The problem - Print the listing from its top line through the line containing "const yTicksC = [0.1, 0.2, 0.3, 0.4, 0.5];", nothing more, and leave out the pictures.

Recorded information -
-------

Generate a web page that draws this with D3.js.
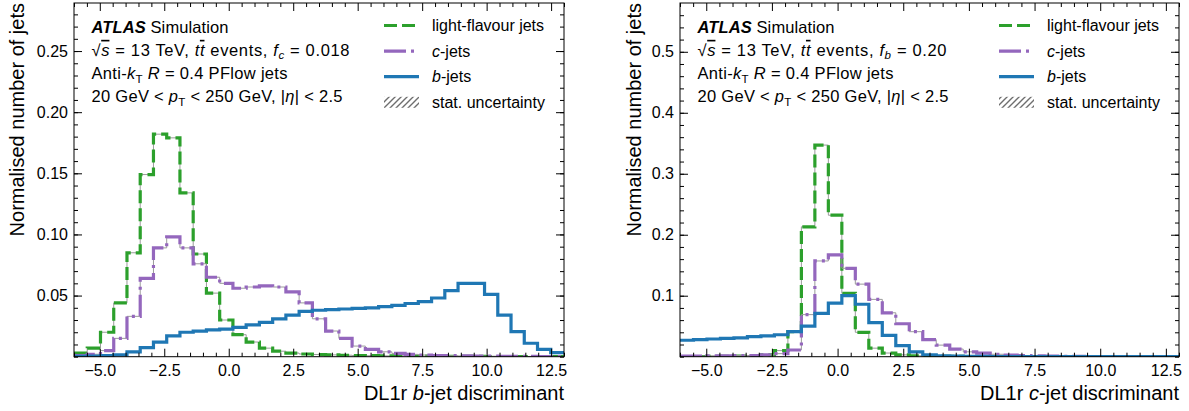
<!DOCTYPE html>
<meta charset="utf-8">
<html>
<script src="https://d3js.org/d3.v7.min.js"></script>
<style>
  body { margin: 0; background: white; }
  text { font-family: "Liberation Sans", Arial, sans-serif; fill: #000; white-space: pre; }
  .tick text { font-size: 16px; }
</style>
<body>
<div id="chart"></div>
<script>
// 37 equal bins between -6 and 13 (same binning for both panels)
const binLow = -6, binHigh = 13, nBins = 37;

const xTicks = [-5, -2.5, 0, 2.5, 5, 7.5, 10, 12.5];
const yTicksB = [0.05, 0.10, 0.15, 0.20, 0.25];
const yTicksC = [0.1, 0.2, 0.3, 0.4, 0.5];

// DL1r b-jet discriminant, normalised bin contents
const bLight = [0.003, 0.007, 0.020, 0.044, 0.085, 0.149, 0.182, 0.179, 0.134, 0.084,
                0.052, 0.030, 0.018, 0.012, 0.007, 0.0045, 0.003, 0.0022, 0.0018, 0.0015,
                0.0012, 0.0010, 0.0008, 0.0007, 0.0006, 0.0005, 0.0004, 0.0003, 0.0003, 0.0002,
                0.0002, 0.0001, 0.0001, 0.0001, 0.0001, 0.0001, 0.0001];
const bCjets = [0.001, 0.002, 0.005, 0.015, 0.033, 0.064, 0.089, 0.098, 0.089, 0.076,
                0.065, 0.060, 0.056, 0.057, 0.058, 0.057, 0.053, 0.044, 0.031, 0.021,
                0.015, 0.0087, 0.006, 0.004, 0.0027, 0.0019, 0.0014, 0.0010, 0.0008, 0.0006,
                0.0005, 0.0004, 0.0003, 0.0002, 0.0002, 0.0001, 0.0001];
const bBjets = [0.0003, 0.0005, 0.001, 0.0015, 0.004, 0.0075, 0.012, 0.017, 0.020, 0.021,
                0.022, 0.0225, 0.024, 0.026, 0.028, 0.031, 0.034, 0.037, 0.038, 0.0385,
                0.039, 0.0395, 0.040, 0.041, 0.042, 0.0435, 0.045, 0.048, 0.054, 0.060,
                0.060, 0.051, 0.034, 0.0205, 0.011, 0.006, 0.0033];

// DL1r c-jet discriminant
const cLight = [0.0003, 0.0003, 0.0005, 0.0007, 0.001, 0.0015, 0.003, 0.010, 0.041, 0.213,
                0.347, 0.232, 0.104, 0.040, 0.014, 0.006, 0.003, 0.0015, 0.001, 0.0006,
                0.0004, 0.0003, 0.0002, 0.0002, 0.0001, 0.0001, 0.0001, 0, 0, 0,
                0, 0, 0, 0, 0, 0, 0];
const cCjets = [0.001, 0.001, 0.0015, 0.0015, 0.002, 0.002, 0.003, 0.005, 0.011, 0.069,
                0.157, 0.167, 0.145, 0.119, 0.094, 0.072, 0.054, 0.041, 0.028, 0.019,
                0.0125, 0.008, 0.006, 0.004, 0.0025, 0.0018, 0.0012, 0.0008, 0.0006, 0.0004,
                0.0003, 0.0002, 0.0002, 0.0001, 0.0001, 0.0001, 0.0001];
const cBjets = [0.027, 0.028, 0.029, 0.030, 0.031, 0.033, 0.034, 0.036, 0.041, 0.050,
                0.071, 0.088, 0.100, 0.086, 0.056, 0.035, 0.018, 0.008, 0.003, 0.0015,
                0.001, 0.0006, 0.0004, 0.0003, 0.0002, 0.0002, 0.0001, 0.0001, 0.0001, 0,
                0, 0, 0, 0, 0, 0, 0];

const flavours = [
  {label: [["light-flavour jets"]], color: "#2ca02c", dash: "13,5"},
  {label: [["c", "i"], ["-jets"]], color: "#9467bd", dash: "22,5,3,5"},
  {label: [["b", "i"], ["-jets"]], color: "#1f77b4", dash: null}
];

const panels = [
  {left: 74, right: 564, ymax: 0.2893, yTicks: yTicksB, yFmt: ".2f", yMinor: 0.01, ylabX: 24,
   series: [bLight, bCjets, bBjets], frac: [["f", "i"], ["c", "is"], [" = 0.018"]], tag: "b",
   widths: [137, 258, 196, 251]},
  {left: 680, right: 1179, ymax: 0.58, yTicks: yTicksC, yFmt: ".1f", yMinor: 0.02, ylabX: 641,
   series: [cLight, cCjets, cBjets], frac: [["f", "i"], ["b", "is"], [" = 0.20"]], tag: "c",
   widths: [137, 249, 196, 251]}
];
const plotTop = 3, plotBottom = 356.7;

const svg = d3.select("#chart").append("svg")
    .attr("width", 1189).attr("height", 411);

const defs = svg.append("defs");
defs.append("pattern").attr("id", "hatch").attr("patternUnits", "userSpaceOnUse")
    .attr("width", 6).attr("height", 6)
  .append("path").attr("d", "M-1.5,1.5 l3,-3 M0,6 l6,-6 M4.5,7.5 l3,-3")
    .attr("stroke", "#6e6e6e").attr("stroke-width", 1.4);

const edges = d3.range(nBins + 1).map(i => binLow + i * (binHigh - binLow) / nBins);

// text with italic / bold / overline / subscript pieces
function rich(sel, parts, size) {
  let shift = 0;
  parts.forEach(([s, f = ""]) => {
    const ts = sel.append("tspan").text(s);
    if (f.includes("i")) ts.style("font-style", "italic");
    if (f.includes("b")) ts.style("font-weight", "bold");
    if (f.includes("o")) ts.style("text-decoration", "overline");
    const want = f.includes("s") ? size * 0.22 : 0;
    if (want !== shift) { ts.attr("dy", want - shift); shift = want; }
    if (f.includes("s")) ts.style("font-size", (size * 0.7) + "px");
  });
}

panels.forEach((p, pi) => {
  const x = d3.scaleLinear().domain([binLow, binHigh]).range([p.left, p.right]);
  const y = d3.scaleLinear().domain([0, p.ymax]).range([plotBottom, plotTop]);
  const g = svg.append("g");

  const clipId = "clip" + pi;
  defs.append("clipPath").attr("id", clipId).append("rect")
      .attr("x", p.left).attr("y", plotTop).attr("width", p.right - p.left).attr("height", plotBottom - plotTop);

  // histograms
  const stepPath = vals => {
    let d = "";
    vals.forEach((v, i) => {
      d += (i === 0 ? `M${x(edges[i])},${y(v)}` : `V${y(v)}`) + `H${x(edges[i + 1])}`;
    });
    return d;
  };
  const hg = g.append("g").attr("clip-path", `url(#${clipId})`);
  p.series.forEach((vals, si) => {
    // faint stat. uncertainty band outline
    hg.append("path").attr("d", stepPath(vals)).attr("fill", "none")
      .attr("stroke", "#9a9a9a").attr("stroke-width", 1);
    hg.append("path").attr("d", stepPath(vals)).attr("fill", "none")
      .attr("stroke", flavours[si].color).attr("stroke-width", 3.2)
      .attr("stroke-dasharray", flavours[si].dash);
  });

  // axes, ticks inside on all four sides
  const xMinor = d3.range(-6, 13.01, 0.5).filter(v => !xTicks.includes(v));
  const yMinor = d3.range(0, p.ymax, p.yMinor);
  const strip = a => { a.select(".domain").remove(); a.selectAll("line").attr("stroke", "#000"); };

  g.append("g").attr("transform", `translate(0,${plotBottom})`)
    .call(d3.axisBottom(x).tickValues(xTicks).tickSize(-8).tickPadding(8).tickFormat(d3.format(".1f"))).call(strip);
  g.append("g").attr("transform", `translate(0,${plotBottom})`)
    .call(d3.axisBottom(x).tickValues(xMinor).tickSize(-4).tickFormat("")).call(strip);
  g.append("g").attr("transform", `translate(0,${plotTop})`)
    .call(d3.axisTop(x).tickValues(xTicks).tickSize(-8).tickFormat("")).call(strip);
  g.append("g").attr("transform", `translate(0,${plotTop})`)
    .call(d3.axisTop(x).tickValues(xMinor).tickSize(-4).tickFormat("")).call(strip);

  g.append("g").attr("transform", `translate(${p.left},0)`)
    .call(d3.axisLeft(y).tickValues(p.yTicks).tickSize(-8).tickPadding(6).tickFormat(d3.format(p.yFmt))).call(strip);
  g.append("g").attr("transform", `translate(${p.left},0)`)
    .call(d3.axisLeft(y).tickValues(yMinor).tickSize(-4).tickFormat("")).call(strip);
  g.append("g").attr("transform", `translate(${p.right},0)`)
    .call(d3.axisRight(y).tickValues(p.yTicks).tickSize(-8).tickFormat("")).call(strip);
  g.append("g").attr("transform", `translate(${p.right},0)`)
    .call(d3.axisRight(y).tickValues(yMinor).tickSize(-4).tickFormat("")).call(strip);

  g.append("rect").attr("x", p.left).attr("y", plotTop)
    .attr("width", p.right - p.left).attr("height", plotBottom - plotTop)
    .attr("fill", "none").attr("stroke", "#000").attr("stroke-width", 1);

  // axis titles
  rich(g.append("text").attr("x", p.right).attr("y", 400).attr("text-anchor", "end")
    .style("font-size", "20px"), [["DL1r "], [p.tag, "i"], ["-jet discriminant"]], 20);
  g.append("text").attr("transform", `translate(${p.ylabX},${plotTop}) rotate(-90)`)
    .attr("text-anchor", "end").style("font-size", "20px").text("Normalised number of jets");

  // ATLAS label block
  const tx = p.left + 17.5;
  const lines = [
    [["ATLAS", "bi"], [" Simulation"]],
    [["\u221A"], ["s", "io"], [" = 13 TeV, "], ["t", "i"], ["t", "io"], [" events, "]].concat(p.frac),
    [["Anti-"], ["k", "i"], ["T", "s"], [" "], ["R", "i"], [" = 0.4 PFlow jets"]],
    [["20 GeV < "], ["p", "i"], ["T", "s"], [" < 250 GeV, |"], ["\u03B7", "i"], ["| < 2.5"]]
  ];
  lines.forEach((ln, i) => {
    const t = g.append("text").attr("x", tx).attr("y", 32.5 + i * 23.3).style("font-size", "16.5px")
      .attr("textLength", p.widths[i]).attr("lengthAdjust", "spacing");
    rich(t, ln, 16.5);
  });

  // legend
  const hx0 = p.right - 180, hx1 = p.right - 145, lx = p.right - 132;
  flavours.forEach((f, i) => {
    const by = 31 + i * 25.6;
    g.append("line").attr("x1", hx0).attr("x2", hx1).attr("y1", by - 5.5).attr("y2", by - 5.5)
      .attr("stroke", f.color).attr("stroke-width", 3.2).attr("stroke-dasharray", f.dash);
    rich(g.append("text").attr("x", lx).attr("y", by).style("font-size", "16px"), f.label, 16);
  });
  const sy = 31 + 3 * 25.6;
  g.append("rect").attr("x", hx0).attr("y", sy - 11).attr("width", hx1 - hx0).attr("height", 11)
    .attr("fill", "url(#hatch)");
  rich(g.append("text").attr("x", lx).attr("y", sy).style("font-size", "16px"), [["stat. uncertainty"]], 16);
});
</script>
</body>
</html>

-------

Result -
Generate a web page that draws this with D3.js.
<!DOCTYPE html>
<meta charset="utf-8">
<html>
<script src="https://d3js.org/d3.v7.min.js"></script>
<style>
  body { margin: 0; background: white; }
  text { font-family: "Liberation Sans", Arial, sans-serif; fill: #000; white-space: pre; }
  .tick text { font-size: 16px; }
</style>
<body>
<div id="chart"></div>
<script>
// 37 equal bins between -6 and 13 (same binning for both panels)
const binLow = -6, binHigh = 13, nBins = 37;

const xTicks = [-5, -2.5, 0, 2.5, 5, 7.5, 10, 12.5];
const yTicksB = [0.05, 0.10, 0.15, 0.20, 0.25];
const yTicksC = [0.1, 0.2, 0.3, 0.4, 0.5];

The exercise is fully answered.